▸ Exercise:
Skip the pictures. Set down, word for word, the lines from the start of the material up to and including the line with "years = list(range(1976, 2011))".

▸ Provided data:
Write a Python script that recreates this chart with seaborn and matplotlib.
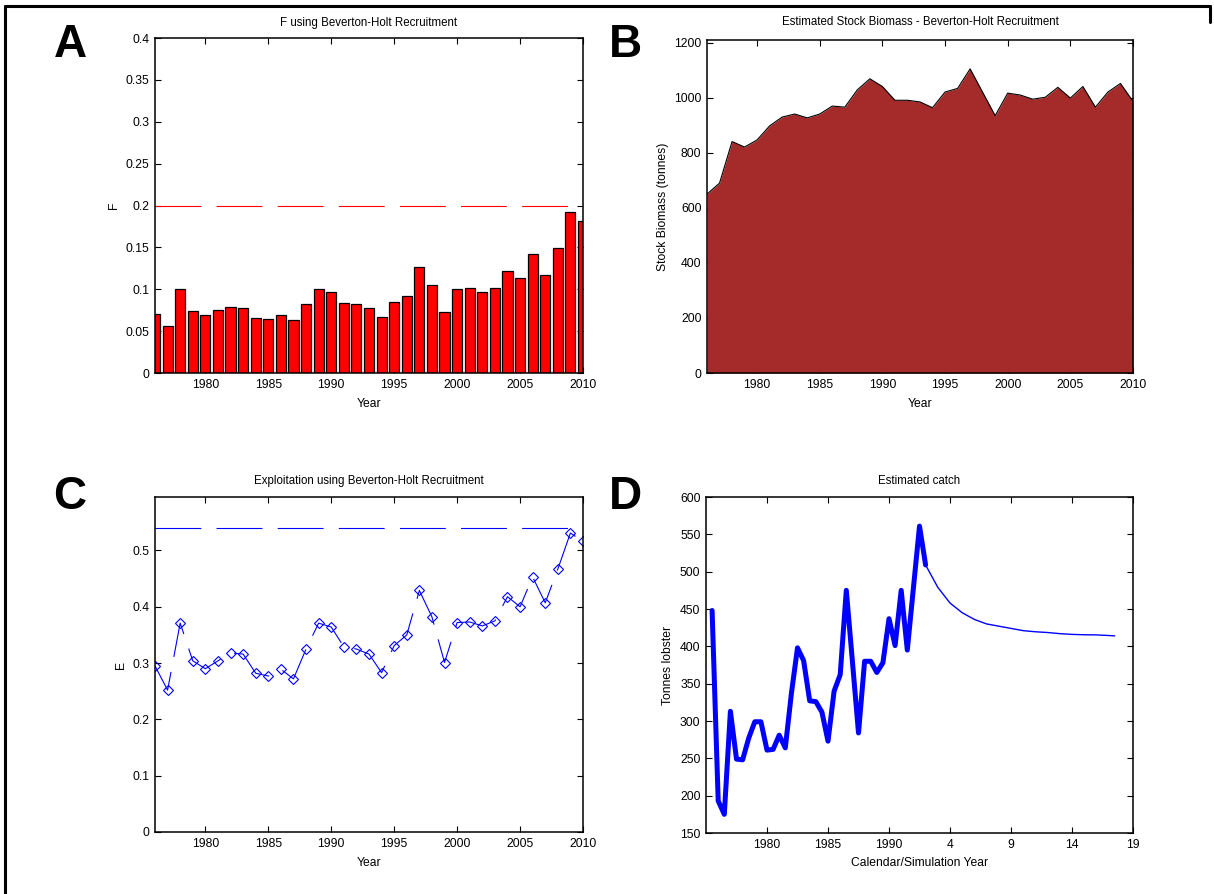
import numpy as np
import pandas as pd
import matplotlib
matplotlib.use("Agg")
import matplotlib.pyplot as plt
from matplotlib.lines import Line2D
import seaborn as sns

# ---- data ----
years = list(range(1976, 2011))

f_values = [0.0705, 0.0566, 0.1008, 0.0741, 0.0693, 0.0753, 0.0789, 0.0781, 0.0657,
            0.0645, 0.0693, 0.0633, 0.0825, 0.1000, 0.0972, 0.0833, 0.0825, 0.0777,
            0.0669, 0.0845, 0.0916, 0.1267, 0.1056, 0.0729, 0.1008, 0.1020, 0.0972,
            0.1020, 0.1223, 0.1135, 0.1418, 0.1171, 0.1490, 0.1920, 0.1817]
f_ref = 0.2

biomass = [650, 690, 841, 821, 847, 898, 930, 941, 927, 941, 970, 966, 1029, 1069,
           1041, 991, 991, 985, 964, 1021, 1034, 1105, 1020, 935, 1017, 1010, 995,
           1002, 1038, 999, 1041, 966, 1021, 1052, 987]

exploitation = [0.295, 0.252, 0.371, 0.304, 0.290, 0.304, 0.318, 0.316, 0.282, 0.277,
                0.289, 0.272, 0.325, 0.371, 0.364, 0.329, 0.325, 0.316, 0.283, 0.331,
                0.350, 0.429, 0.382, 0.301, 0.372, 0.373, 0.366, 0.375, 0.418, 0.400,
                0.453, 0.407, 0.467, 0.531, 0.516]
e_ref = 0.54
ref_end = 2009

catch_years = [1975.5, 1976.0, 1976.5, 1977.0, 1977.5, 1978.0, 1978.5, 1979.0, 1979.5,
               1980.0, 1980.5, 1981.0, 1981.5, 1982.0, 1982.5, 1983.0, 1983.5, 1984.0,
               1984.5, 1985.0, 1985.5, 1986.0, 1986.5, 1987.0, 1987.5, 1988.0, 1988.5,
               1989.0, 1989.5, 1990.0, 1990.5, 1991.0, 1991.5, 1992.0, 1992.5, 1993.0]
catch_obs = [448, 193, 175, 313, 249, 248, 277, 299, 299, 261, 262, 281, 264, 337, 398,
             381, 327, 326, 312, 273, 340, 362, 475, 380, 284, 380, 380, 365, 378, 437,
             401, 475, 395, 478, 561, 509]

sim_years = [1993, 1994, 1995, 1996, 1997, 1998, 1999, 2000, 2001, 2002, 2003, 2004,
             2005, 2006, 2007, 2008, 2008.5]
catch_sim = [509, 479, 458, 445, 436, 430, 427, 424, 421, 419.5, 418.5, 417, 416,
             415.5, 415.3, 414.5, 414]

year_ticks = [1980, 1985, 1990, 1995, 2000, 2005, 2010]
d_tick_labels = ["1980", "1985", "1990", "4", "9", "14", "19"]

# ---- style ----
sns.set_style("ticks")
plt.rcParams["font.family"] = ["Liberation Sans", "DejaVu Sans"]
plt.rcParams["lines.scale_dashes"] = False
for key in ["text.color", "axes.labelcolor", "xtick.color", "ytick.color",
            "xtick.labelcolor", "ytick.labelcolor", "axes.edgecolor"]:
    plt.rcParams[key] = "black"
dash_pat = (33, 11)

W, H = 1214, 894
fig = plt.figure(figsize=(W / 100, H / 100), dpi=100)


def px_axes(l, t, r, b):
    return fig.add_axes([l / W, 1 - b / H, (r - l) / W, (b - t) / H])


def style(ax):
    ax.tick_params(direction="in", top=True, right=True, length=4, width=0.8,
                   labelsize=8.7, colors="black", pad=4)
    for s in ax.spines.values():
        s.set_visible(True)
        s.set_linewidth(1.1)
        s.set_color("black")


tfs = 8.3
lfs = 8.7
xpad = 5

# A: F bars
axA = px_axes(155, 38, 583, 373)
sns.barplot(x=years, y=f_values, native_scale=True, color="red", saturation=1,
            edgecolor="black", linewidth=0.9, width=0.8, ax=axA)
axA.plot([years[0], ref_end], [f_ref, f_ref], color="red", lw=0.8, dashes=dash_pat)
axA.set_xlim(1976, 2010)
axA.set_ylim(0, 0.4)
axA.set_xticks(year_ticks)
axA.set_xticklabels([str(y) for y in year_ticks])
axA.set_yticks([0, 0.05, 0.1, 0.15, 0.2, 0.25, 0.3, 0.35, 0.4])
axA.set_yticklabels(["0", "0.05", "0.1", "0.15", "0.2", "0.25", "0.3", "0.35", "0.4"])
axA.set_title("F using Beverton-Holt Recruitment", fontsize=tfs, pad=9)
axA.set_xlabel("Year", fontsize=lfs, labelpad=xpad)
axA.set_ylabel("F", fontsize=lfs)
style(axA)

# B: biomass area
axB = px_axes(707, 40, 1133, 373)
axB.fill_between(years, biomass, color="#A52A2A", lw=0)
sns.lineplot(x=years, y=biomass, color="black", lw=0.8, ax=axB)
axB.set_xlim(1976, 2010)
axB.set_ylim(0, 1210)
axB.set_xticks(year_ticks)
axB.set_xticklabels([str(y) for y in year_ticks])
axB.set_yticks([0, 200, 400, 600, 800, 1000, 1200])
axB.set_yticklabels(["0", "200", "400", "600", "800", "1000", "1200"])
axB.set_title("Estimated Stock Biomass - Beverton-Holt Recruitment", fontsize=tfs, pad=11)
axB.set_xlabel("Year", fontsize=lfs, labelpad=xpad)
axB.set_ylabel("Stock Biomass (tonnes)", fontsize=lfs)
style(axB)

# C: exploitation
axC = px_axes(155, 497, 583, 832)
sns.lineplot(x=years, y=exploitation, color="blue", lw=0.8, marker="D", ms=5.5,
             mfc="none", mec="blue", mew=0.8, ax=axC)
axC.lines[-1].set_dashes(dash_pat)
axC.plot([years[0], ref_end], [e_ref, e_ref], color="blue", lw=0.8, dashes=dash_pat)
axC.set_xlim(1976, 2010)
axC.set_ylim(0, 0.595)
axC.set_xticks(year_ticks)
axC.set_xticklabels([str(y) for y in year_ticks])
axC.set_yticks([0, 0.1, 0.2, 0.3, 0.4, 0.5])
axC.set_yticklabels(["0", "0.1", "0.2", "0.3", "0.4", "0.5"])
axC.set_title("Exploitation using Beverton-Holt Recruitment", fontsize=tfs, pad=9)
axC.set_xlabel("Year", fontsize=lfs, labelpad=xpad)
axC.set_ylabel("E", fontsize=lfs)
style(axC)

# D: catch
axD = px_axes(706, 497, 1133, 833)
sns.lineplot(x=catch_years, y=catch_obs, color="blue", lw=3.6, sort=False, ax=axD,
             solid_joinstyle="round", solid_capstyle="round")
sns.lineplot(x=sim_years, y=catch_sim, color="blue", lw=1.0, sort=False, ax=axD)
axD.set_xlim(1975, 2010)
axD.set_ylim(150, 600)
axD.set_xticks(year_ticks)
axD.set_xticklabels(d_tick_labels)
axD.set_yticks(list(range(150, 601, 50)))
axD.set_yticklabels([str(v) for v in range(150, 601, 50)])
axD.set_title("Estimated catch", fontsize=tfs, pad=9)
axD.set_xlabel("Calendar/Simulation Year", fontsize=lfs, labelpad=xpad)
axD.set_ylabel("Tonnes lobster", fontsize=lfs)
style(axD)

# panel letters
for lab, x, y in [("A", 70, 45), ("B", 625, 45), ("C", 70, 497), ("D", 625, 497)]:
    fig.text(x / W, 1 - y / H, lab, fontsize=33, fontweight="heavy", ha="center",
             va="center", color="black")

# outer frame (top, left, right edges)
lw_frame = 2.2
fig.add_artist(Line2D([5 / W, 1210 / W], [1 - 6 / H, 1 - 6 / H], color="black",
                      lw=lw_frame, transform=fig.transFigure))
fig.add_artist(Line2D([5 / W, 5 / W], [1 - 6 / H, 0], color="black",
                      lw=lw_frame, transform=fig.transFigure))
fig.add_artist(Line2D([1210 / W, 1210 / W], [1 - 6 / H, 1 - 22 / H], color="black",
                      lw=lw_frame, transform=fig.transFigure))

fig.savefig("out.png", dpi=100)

▸ Written solution:
Write a Python script that recreates this chart with seaborn and matplotlib.
import numpy as np
import pandas as pd
import matplotlib
matplotlib.use("Agg")
import matplotlib.pyplot as plt
from matplotlib.lines import Line2D
import seaborn as sns

# ---- data ----
years = list(range(1976, 2011))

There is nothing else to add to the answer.